Beer brewing has been around for ages, but the craft beer industry has experienced growing popularity in recent years. Many people are also becoming interested in home brewing. Craft beer is beer produced in smaller quantities by a microbrewery or craft brewery. This differs from beer that is produced on a very large-scale by big players. Beer making relies on a specific chemical process involving a few steps.


The Key Aspects of Beer Brewing

There are many types of beer around the world. Some common types are drunk by millions of people, while some varieties are produced locally and only consumed in their specific cultural and geographical contexts.

In general, the four ingredients of beer are water, malted barley, hops, and yeast.
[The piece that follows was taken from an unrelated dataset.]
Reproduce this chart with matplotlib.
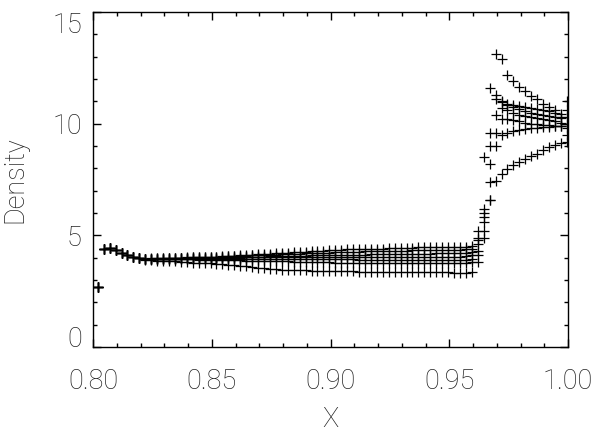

The type of water used affects the quality of the beer made, so many breweries have their own water purifying systems. By removing impurities and various ions using a process such as reverse osmosis, the beer quality is improved.

Malt is cereal grain such as barley that has been soaked in water to begin the germination process. The germination is them halted by a drying process. Malt is a major contributor to the flavor and color of the resulting beer.

Hops are another ingredient found in beer. These are flowers of the Humulus lupulus plant. Hops are added to beer to add the floral scent and bitter taste. Their fruity flavor can also balance the flavor of malts. Finally, there is the yeast. Yeast is used for the fermentation process. Whether you use bottom or top-fermenting yeasts determines what temperature fermentation takes place and whether you have a larger or ale.

The actual beer brewing process involves a number of steps to essentially extract sugar from the grain for fermentation into alcohol. The malt or grains are steeped in hot water in a process known as mashing. Enzymes are activated, and this releases sugars. The resulting sugary liquid is called wort and is then boiled with hops and other spices. The mixture is then cooled and strained. Yeast is added, and the fermentation process begins where yeast feeds on the sugar to produce alcohol.

The Differences Between Craft and Large Scale Beer Brewing

Besides the commercial difference, there are a number of differences in the brewing of macro and micro scale beers. One of the major ones is in the type of malt used. Craft brewmasters are often very big on experimentation and creativity. They love to experiment with ingredients and create never-seen-before rich beer flavors.

Large scale beer producers often use what are known as adjuncts to supplement some of the malt used. Adjuncts are grains such as corn and rice that have not malted. While this does not affect the alcohol content of the beer, it does lighten the color and dull the flavor. Major producers are therefore able to cut the cost of production for a small reduction in flavor.

Another difference is that for craft beer, hops are very important for their desired flavor mix and to balance the hops. The bitter taste is an acquired one. Large beer producers, on the other hand, often do not use hops because they do not use as much malt.

The essential difference with craft beer is that it is made with a lot more creativity and concern for the perfect flavors. Although there are four ingredients used in the beer brewing process, there are so many decisions that affect the final product. The quality of water, the type and quantity of malt, the quantity of hops, the variety of yeast, and the brewing conditions all affect the flavor, color, and thickness of the beer. You could end up with a lager, ale, or other type of beer.